### THE REQUEST
Set down exactly the lines of the listing below, please, beginning with the first and ending with the line that holds "const yTitle = ['DAILY".

***** RECORDED DATA *****

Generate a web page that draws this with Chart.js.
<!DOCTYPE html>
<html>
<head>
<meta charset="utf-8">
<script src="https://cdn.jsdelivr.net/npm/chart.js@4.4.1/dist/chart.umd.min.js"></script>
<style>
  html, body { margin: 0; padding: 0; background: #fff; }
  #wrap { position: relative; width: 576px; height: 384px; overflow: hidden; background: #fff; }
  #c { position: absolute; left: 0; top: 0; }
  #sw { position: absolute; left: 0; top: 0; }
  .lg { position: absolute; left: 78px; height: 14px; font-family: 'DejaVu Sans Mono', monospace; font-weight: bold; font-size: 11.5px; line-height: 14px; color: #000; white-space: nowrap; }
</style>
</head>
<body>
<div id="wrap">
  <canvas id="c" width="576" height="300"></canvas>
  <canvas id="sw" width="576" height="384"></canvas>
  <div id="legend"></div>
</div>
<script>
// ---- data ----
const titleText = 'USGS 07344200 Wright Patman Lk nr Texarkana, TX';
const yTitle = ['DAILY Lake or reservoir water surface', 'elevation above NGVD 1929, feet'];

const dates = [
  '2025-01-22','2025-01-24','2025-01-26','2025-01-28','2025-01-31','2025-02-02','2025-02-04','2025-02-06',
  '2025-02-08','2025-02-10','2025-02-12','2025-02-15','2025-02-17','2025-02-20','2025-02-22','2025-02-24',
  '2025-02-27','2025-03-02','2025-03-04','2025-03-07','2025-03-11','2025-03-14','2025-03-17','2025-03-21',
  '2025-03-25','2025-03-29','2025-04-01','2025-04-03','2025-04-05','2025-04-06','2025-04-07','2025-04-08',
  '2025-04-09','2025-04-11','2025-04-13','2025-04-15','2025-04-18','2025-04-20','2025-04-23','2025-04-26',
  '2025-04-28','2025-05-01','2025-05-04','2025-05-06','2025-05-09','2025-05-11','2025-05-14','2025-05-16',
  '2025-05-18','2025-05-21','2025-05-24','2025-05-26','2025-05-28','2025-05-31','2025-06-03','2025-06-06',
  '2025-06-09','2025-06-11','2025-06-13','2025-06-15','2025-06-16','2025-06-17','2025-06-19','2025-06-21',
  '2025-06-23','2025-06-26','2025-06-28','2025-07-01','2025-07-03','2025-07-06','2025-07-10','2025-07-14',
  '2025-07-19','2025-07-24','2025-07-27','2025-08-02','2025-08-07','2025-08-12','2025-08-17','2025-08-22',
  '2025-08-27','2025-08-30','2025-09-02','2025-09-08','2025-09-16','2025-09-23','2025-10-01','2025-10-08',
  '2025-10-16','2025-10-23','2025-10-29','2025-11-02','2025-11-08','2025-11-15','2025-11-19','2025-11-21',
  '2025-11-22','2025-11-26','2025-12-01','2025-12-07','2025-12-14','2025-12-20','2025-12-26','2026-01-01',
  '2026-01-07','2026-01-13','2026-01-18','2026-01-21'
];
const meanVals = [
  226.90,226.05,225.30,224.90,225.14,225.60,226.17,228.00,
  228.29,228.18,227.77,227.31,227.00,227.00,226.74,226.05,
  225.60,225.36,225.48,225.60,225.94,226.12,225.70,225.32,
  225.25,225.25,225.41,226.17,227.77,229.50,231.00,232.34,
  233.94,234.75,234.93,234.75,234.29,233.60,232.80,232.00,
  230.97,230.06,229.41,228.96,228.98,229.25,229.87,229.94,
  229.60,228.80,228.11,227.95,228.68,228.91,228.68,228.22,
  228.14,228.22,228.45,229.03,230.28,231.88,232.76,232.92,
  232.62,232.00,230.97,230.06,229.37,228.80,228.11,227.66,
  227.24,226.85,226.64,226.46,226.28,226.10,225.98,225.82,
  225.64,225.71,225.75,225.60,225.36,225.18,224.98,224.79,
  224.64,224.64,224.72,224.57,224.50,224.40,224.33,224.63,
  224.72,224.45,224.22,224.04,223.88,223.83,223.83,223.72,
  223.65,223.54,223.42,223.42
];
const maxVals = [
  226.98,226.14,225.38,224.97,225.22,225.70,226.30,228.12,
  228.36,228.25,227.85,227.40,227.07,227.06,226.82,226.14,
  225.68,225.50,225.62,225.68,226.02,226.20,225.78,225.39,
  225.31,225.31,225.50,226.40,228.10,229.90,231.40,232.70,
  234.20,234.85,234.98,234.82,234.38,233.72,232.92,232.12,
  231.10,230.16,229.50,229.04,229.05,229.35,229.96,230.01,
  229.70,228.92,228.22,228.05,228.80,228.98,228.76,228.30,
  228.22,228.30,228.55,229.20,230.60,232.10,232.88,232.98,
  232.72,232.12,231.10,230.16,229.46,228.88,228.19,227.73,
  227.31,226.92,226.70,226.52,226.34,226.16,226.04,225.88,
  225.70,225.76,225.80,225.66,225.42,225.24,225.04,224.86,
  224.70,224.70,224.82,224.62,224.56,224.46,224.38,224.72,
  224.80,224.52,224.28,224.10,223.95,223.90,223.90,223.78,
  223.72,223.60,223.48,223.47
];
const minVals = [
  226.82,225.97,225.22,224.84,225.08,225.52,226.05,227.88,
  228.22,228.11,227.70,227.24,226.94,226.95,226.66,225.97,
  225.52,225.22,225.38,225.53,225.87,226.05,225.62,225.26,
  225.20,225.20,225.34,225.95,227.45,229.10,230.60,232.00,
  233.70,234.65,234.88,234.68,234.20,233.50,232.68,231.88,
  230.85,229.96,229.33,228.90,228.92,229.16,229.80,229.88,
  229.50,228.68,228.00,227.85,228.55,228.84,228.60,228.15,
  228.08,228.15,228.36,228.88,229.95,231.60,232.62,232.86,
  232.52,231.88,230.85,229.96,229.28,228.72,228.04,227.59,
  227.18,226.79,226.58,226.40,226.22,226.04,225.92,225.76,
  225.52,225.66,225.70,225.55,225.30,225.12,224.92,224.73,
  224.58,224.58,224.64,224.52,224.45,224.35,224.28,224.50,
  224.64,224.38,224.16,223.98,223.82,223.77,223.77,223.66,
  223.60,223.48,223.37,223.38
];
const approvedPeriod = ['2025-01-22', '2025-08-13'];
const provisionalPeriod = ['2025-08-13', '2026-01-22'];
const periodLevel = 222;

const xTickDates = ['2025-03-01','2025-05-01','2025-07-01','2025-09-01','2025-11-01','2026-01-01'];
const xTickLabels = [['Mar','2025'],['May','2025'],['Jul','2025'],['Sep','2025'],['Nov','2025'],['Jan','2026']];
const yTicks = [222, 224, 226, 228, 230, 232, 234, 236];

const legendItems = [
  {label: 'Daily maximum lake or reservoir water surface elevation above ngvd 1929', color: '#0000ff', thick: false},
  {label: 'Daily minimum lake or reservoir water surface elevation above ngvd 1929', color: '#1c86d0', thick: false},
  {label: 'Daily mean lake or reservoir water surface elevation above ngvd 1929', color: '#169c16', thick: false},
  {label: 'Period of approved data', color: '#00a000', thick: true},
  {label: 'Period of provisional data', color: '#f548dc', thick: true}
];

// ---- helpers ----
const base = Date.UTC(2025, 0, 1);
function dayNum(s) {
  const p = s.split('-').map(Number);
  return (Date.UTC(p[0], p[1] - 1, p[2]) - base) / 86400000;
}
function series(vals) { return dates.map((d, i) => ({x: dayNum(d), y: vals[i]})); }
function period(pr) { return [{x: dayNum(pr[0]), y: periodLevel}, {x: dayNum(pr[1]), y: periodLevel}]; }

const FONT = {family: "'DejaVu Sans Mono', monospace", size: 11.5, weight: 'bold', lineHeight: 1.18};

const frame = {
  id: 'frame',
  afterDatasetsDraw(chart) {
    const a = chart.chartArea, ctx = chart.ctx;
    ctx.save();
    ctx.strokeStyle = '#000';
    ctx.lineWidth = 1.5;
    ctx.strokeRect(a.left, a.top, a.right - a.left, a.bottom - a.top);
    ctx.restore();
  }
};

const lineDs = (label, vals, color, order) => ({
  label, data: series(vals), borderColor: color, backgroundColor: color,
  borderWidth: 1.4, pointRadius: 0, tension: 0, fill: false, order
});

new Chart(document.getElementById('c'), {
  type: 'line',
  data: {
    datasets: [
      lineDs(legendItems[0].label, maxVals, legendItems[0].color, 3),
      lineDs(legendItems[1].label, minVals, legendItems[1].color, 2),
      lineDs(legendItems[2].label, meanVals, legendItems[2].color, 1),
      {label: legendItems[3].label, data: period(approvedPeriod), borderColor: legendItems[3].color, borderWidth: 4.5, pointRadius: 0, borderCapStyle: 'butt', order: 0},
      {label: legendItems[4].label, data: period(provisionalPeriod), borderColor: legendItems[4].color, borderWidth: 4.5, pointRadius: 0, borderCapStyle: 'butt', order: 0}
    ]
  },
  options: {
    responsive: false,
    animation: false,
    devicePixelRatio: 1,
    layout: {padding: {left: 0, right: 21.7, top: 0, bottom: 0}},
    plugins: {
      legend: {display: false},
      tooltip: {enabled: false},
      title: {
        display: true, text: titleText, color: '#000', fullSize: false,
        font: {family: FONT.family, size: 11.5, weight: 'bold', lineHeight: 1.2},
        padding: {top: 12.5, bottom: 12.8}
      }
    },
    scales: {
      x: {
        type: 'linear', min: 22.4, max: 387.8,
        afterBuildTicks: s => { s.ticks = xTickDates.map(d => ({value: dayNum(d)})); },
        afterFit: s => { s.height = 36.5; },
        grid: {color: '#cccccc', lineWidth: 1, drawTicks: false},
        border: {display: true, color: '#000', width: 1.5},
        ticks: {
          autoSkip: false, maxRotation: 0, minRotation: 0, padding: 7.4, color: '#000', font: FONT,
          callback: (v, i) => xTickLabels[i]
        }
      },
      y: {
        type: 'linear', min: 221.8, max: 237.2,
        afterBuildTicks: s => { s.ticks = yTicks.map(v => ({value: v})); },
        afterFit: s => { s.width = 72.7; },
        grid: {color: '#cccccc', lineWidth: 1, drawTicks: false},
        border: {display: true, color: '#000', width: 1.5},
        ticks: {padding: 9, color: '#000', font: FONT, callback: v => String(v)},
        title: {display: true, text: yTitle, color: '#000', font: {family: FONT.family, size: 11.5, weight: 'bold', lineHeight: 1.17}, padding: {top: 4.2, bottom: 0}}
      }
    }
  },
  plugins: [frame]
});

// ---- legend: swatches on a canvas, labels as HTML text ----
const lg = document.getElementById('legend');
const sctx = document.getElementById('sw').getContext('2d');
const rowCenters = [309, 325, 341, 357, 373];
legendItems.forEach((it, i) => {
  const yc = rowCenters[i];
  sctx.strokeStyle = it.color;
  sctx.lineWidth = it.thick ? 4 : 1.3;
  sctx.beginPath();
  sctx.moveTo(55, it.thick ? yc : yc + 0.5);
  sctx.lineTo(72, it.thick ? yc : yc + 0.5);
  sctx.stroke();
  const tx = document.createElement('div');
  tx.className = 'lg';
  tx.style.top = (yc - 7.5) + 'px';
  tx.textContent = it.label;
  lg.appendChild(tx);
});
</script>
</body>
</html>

*****

### RESPONSE TO THE TASK
Generate a web page that draws this with Chart.js.
<!DOCTYPE html>
<html>
<head>
<meta charset="utf-8">
<script src="https://cdn.jsdelivr.net/npm/chart.js@4.4.1/dist/chart.umd.min.js"></script>
<style>
  html, body { margin: 0; padding: 0; background: #fff; }
  #wrap { position: relative; width: 576px; height: 384px; overflow: hidden; background: #fff; }
  #c { position: absolute; left: 0; top: 0; }
  #sw { position: absolute; left: 0; top: 0; }
  .lg { position: absolute; left: 78px; height: 14px; font-family: 'DejaVu Sans Mono', monospace; font-weight: bold; font-size: 11.5px; line-height: 14px; color: #000; white-space: nowrap; }
</style>
</head>
<body>
<div id="wrap">
  <canvas id="c" width="576" height="300"></canvas>
  <canvas id="sw" width="576" height="384"></canvas>
  <div id="legend"></div>
</div>
<script>
// ---- data ----
const titleText = 'USGS 07344200 Wright Patman Lk nr Texarkana, TX';
const yTitle = ['DAILY Lake or reservoir water surface', 'elevation above NGVD 1929, feet'];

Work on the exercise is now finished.